My guess is either the stock your breeding from came from the same batch of fry and are therfore unsuitable to breed together, or the net had something to do with it. Buut, I am just a newbie too, so lets wait and see what some of the other fish-a-holics say.


----------



## betta0fish (Feb 16, 2009)

i think it may have been something with the parent genes although there are many other things that could have caused the deformation


----------



## Christopher W. (Jul 7, 2009)

something must have gone wrong with the pregnancy.was the mother stressed out before the fry were born?:fish:


----------



## mousey (Jan 18, 2005)

my last batch of platies had the same tail issues and the backs seemed to be extra long- just somehow out of proportion.
Out of the 18 that were born there are 3 left and one will be going soon I expect. he looks just like yours.They are 3 months old.
This is the first time I have had this problem in 5 years of breeding them but this time Siblings mated.
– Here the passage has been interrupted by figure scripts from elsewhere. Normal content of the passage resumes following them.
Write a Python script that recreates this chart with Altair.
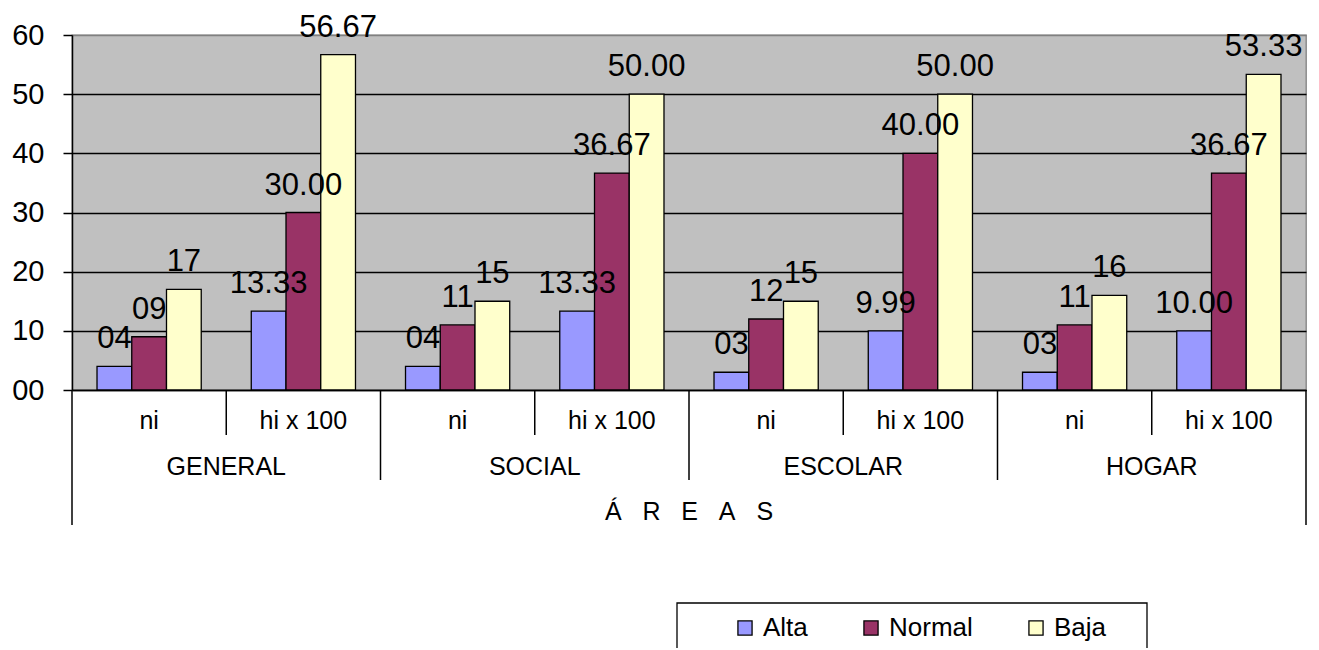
import altair as alt
import pandas as pd

areas = ["GENERAL", "SOCIAL", "ESCOLAR", "HOGAR"]
medidas = ["ni", "hi x 100"]
series = ["Alta", "Normal", "Baja"]
colors = ["#9999FF", "#993366", "#FFFFCC"]

alta = [4, 13.33, 4, 13.33, 3, 9.99, 3, 10.00]
normal = [9, 30.00, 11, 36.67, 12, 40.00, 11, 36.67]
baja = [17, 56.67, 15, 50.00, 15, 50.00, 16, 53.33]
y_ticks = [0, 10, 20, 30, 40, 50, 60]
axis_title = "Á\u00a0\u00a0\u00a0R\u00a0\u00a0\u00a0E\u00a0\u00a0\u00a0A\u00a0\u00a0\u00a0S"

cats = [f"{a}|{m}" for a in areas for m in medidas]
cat_df = pd.DataFrame({
    "cat": cats,
    "area": [a for a in areas for m in medidas],
    "medida": [m for a in areas for m in medidas],
})

rows = []
for s, vals in zip(series, [alta, normal, baja]):
    for c, m, v in zip(cats, cat_df["medida"], vals):
        lab = f"{int(round(v)):02d}" if m == "ni" else f"{v:.2f}"
        rows.append({"cat": c, "serie": s, "valor": v, "label": lab})
df = pd.DataFrame(rows)

W, H = 1234, 355
FONT = "Liberation Sans"

x_enc = alt.X(
    "cat:N",
    scale=alt.Scale(domain=cats, paddingInner=0, paddingOuter=0),
    axis=alt.Axis(
        title=None, labelExpr="split(datum.label, '|')[1]", ticks=False, tickSize=0,
        labelAngle=0, labelFontSize=25, labelFont=FONT, labelColor="black",
        labelBaseline="middle", labelPadding=30, domainColor="black", domainWidth=1.5,
        grid=False,
    ),
)
xoff = alt.XOffset("serie:N", scale=alt.Scale(domain=series, paddingInner=0, paddingOuter=0.72))
y_enc = alt.Y(
    "valor:Q",
    scale=alt.Scale(domain=[0, 60], nice=False),
    axis=alt.Axis(
        title=None, values=y_ticks, format="02d", labelFontSize=29, labelFont=FONT,
        labelColor="black", tickSize=9, tickColor="black", tickWidth=1.5,
        domainColor="black", domainWidth=1.5, labelPadding=19,
        gridColor={"condition": {"test": "datum.value === 60", "value": "#808080"}, "value": "black"},
        gridWidth=1.3,
    ),
)
color_enc = alt.Color(
    "serie:N",
    scale=alt.Scale(domain=series, range=colors),
    legend=alt.Legend(
        title=None, orient="none", direction="horizontal", legendX=660, legendY=580,
        symbolType="square", symbolSize=200, symbolStrokeColor="black", symbolStrokeWidth=1.3,
        labelFontSize=26, labelFont=FONT, labelColor="black", labelOffset=5,
        columnPadding=50, padding=0,
    ),
)

layers = []

# legend frame
layers.append(
    alt.Chart(pd.DataFrame({"k": [0]})).mark_rect(fill="white", stroke="black", strokeWidth=1.3).encode(
        x=alt.value(605), x2=alt.value(1075), y=alt.value(568), y2=alt.value(670)
    )
)

for s in series:
    layers.append(
        alt.Chart(df).transform_filter(alt.datum.serie == s).mark_bar(stroke="black", strokeWidth=1.3).encode(
            x=x_enc, xOffset=xoff, y=y_enc, color=color_enc
        )
    )
for s in series:
    layers.append(
        alt.Chart(df).transform_filter(alt.datum.serie == s).mark_text(
            fontSize=31, font=FONT, color="black", baseline="alphabetic", dy=-18
        ).encode(x=x_enc, xOffset=xoff, y=y_enc, text="label:N")
    )

# separators under category axis
cat_chart = alt.Chart(cat_df)
layers.append(
    cat_chart.transform_filter(alt.datum.medida == "hi x 100").mark_rule(color="black", strokeWidth=1.5).encode(
        x=alt.X("cat:N", bandPosition=0), y=alt.value(H), y2=alt.value(H + 45)
    )
)
layers.append(
    cat_chart.transform_filter((alt.datum.medida == "ni") & (alt.datum.area != "GENERAL")).mark_rule(color="black", strokeWidth=1.5).encode(
        x=alt.X("cat:N", bandPosition=0), y=alt.value(H), y2=alt.value(H + 90)
    )
)
layers.append(
    cat_chart.transform_filter((alt.datum.medida == "ni") & (alt.datum.area == "GENERAL")).mark_rule(color="black", strokeWidth=1.5).encode(
        x=alt.X("cat:N", bandPosition=0), y=alt.value(H), y2=alt.value(H + 135)
    )
)
layers.append(
    cat_chart.transform_filter((alt.datum.medida == "hi x 100") & (alt.datum.area == "HOGAR")).mark_rule(color="black", strokeWidth=1.5).encode(
        x=alt.X("cat:N", bandPosition=1), y=alt.value(H), y2=alt.value(H + 135)
    )
)
# area labels
layers.append(
    cat_chart.transform_filter(alt.datum.medida == "ni").mark_text(
        fontSize=25, font=FONT, color="black", baseline="middle"
    ).encode(x=alt.X("cat:N", bandPosition=1), y=alt.value(H + 77), text="area:N")
)
# axis title
layers.append(
    alt.Chart(pd.DataFrame({"t": [axis_title]})).mark_text(
        fontSize=25, font=FONT, color="black", baseline="middle"
    ).encode(x=alt.value(W / 2), y=alt.value(H + 122), text="t:N")
)

chart = alt.layer(*layers).properties(
    width=W, height=H,
    autosize=alt.AutoSizeParams(type="none"),
    padding={"left": 64, "top": 27, "right": 5, "bottom": 258},
).configure_view(fill="#C0C0C0", stroke="#808080", strokeWidth=1.3)

chart.save("out.html", embed_options={"renderer": "svg", "actions": False})
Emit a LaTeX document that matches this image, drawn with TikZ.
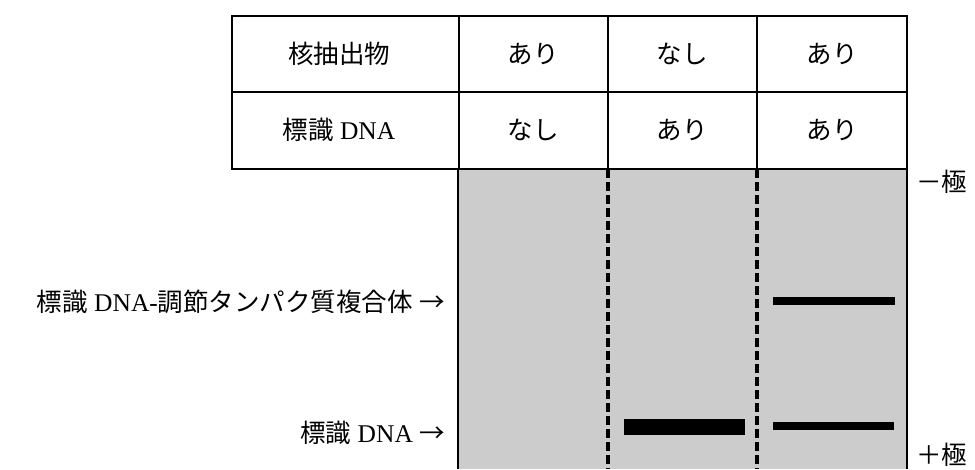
\documentclass[tikz,border=0pt]{standalone}
\usepackage{fontspec}
\setmainfont{Liberation Serif}
\newfontfamily\cjk{Noto Sans CJK JP}
\begin{document}
\begin{tikzpicture}[x=1pt,y=-1pt,
  txt/.style={inner sep=0pt,font=\fontsize{25.5}{29}\selectfont},
  frame/.style={draw=black,line width=2.4pt},
  gel/.style={fill=black!20,draw=none},
  lanesep/.style={draw=black,line width=3.2pt,dash pattern=on 9pt off 4pt},
  band/.style={fill=black,draw=none}]
\useasboundingbox (0,0) rectangle (975,469);
% gel
\fill[gel] (458,169) rectangle (907,469);
\draw[lanesep] (608,169) -- (608,469);
\draw[lanesep] (757,169) -- (757,469);
\draw[line width=2.8pt] (458,169) -- (458,469);
\draw[line width=2.8pt] (907,169) -- (907,469);
% table
\draw[frame] (232,16) rectangle (907,169);
\draw[frame] (232,92) -- (907,92);
\draw[frame] (459,16) -- (459,169);
\draw[frame] (608,16) -- (608,169);
\draw[frame] (757,16) -- (757,169);
\node[txt] (h1) at (339,54) {\cjk 核抽出物};
\node[txt] (h2) at (339,130) {{\cjk 標識} DNA};
\node[txt] (a1) at (533,54) {\cjk あり};
\node[txt] (a2) at (682,54) {\cjk なし};
\node[txt] (a3) at (832,54) {\cjk あり};
\node[txt] (b1) at (533,130) {\cjk なし};
\node[txt] (b2) at (682,130) {\cjk あり};
\node[txt] (b3) at (832,130) {\cjk あり};
% bands
\node[band,minimum width=122pt,minimum height=8pt] (c3) at (834,301) {};
\node[band,minimum width=121pt,minimum height=16pt] (d2) at (684.5,427) {};
\node[band,minimum width=121pt,minimum height=8pt] (d3) at (833.5,426) {};
% labels
\node[txt,anchor=east] (lc) at (445,302) {{\cjk 標識} DNA-{\cjk 調節タンパク質複合体}\ {\cjk →}};
\node[txt,anchor=east] (ld) at (445,433) {{\cjk 標識} DNA\ {\cjk →}};
\node[txt,anchor=west] (neg) at (916,182) {\cjk －極};
\node[txt,anchor=west] (pos) at (916,455) {\cjk ＋極};
\end{tikzpicture}
\end{document}
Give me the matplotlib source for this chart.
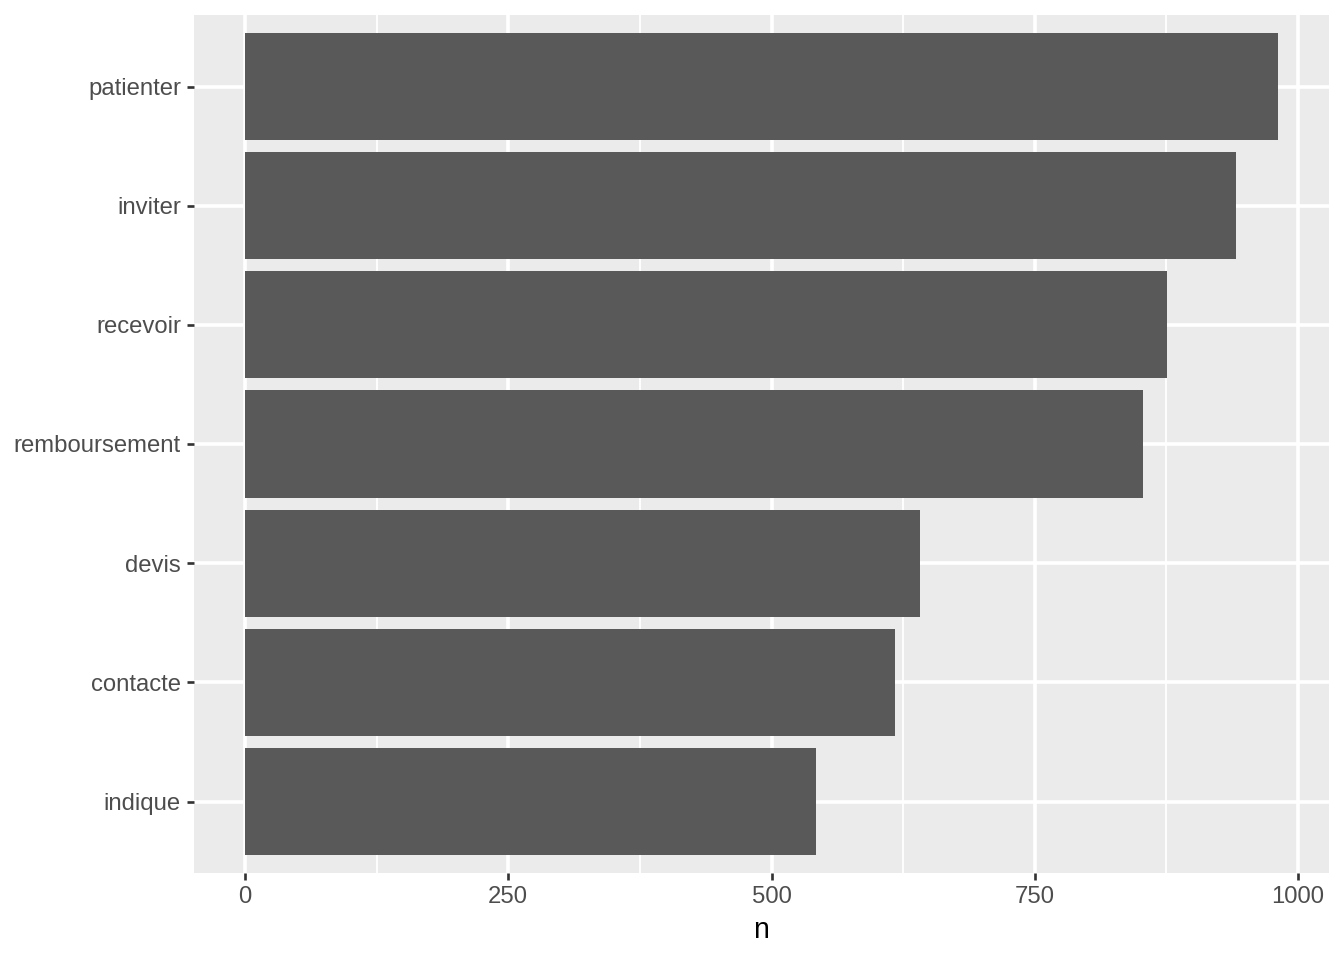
import matplotlib
matplotlib.use("Agg")
import matplotlib.pyplot as plt
import numpy as np

categories = ["patienter", "inviter", "recevoir", "remboursement", "devis", "contacte", "indique"]
values = [981, 941, 876, 853, 641, 617, 542]
xticks = [0, 250, 500, 750, 1000]
xtick_labels = ["0", "250", "500", "750", "1000"]
minor_ticks = [125, 375, 625, 875]

plt.rcParams["font.family"] = ["Liberation Sans", "DejaVu Sans"]
fig = plt.figure(figsize=(7, 5), dpi=192)
ax = fig.add_axes([194/1344, 1 - 873/960, (1329-194)/1344, (873-15)/960])
ax.set_facecolor("#EBEBEB")

n = len(categories)
ypos = np.arange(n, 0, -1)  # top category first
ax.barh(ypos, values, height=0.9, color="#595959", zorder=3, linewidth=0)

ax.set_xlim(-48.4, 1029.4)
ax.set_ylim(0.4, n + 0.6)

pt = 72.27/25.4
major_lw = 0.5*pt*0.75*1.3
for x in xticks:
    ax.axvline(x, color="white", lw=major_lw, zorder=1)
for x in minor_ticks:
    ax.axvline(x, color="white", lw=major_lw/2, zorder=1)
for y in ypos:
    ax.axhline(y, color="white", lw=major_lw, zorder=1)

ax.set_xticks(xticks)
ax.set_xticklabels(xtick_labels)
ax.set_yticks(ypos)
ax.set_yticklabels(categories)
ax.tick_params(axis="both", length=2.75*0.75*1.3, width=1.0, color="#333333",
               labelcolor="#4D4D4D", labelsize=8.8*0.75*1.3*1.045, pad=2.2)
for s in ax.spines.values():
    s.set_visible(False)
ax.set_xlabel("n", fontsize=11*0.75*1.3, color="black", labelpad=3)

fig.savefig("out.png", dpi=192)
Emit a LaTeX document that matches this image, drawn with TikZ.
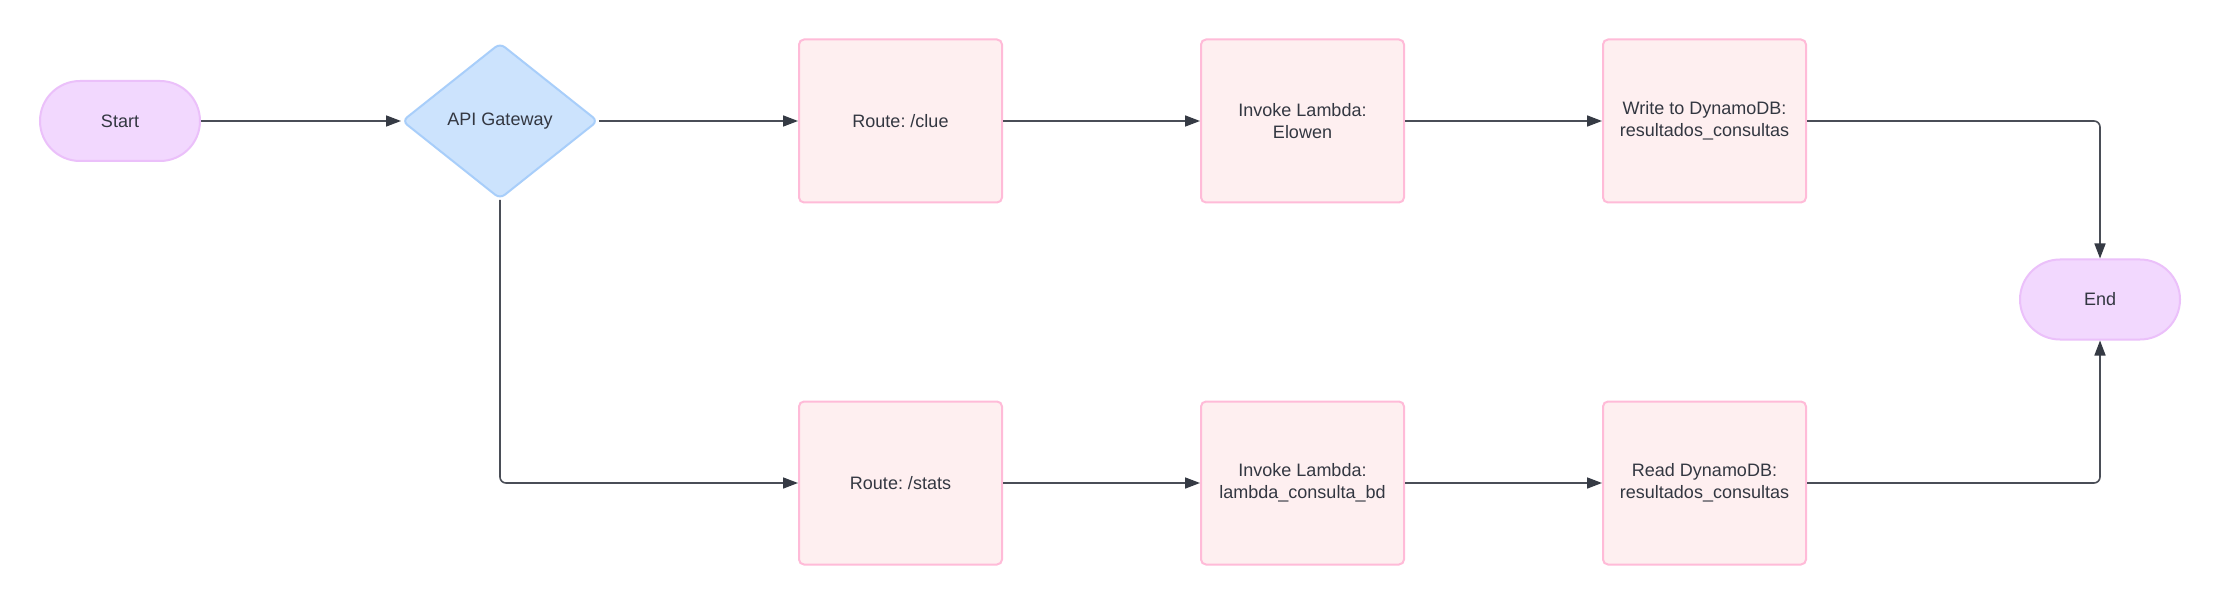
\documentclass[tikz,border=0pt]{standalone}
\usepackage{fontspec}
\setmainfont{Liberation Sans}
\usetikzlibrary{shapes.geometric,arrows.meta}
\frenchspacing
\definecolor{termfill}{HTML}{F2D8FE}
\definecolor{termdraw}{HTML}{EBC0FA}
\definecolor{decfill}{HTML}{CCE3FD}
\definecolor{decdraw}{HTML}{A8CEFA}
\definecolor{boxfill}{HTML}{FEEFF0}
\definecolor{boxdraw}{HTML}{FFBBD8}
\definecolor{txt}{HTML}{333741}
\definecolor{linecol}{HTML}{4A4E57}
\definecolor{tipcol}{HTML}{353A44}
\tikzset{
  base/.style={line width=2pt, text=txt, font=\frenchspacing\fontsize{18}{22}\selectfont, align=center, inner sep=0pt},
  term/.style={base, rectangle, rounded corners=40pt, fill=termfill, draw=termdraw, minimum width=160pt, minimum height=80pt},
  dec/.style={base, diamond, aspect=1.256, rounded corners=6pt, fill=decfill, draw=decdraw, minimum width=196pt, minimum height=156pt},
  procbox/.style={base, rectangle, rounded corners=5pt, fill=boxfill, draw=boxdraw, minimum width=203pt, minimum height=163pt},
  conn/.style={draw=linecol, line width=1.6pt, -{Triangle[length=15pt,width=11pt,fill=tipcol,color=tipcol]}}
}
\begin{document}
\begin{tikzpicture}[x=1pt,y=-1pt]
\useasboundingbox[fill=white] (0,0) rectangle (2220,604);
\node[term] (start) at (120,121) {Start};
\node[dec] (api) at (500,121) {API Gateway};
\node[procbox] (clue) at (900.5,121) {Route: /clue};
\node[procbox] (inv1) at (1302.5,121) {Invoke Lambda:\\Elowen};
\node[procbox] (write) at (1704.5,121) {Write to DynamoDB:\\resultados\_consultas};
\node[procbox] (stats) at (900.5,483) {Route: /stats};
\node[procbox] (inv2) at (1302.5,483) {Invoke Lambda:\\lambda\_consulta\_bd};
\node[procbox] (read) at (1704.5,483) {Read DynamoDB:\\resultados\_consultas};
\node[term] (end) at (2100,299.5) {End};
\draw[conn] (start) -- (api);
\draw[conn] (api) -- (clue);
\draw[conn] (clue) -- (inv1);
\draw[conn] (inv1) -- (write);
\draw[conn] (stats) -- (inv2);
\draw[conn] (inv2) -- (read);
\draw[conn, rounded corners=6pt] (api.south) |- (stats.west);
\draw[conn, rounded corners=6pt] (write.east) -| (end.north);
\draw[conn, rounded corners=6pt] (read.east) -| (end.south);
\end{tikzpicture}
\end{document}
I Added a new male about 2 years ago but genetically the fish are pretty much the same.
I suspect the fry and too inbred.


----------



## rskb3467 (Mar 29, 2009)

I would agree with the inbreeding causing a deficiency or could also be something with the water(unless its clean and everything is normal). have u been breeding the 2 same platys for awhile? if u have different males and one female, maybe ur female is carrying a bad gene? I am no pro so this is just a guess. hopefully you can figure out what it is cuz it sucks to see fish like that! good luck!


----------



## Guest (Jul 13, 2009)

it has to do with the inbreeding going on now a days. are your males and females from the same local fish store? if you really want healthy fry, get the males and females from diff suppliers, least thats what i do and am yet to see a deformed/malgrowth fry from my last 15 years of breeding live bearers. 

i know this theory will and may not apply if you goin in for specific orders or rarer colors and types of fish, but in the theory, this is what i would suggest to prevent deformed fry.


----------



## mousey (Jan 18, 2005)

Hey EXDREAM I have sent you a message on your hotmail address


----------